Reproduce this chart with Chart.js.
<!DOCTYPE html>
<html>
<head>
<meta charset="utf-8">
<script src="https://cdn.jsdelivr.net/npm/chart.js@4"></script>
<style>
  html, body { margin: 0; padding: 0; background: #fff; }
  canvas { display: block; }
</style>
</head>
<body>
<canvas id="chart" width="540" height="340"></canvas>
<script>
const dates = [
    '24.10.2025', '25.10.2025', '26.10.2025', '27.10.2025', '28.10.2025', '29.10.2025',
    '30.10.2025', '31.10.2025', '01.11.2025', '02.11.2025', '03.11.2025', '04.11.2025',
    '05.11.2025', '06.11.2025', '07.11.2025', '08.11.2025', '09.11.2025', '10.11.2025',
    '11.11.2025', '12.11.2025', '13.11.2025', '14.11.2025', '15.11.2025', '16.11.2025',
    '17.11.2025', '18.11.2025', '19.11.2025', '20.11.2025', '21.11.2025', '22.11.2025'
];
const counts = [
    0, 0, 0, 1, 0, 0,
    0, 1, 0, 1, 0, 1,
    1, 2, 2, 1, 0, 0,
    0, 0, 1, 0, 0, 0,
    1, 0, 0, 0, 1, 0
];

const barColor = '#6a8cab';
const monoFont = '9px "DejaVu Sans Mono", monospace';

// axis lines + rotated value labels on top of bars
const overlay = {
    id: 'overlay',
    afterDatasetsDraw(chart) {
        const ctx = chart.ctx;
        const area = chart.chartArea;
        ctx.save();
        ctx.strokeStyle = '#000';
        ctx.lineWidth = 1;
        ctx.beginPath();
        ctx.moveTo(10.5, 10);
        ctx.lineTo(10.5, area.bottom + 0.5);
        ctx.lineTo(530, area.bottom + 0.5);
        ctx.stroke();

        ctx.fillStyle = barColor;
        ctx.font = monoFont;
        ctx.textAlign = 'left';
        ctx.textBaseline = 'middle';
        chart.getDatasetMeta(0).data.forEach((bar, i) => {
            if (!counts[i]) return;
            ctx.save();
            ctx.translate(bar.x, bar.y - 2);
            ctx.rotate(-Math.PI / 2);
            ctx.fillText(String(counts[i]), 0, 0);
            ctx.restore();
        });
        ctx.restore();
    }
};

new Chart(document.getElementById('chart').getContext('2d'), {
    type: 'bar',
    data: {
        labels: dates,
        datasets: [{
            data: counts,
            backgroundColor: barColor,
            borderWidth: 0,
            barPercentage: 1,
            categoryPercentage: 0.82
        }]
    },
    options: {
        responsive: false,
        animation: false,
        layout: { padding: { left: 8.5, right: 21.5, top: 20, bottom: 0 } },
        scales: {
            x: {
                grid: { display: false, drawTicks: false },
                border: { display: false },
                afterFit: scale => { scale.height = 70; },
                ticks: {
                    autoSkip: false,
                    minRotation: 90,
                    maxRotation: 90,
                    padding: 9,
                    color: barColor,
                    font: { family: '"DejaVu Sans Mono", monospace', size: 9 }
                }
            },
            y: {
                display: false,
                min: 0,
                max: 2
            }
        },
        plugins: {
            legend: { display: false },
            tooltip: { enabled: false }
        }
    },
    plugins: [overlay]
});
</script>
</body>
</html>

...

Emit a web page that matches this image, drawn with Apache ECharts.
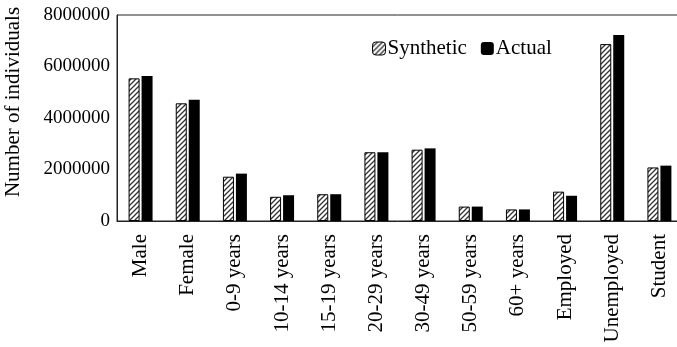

> [THE PROBLEM]: Examine the listing and say how many of its lines contain the string "with". Give the number alone.

> [FULL SOLUTION]: 2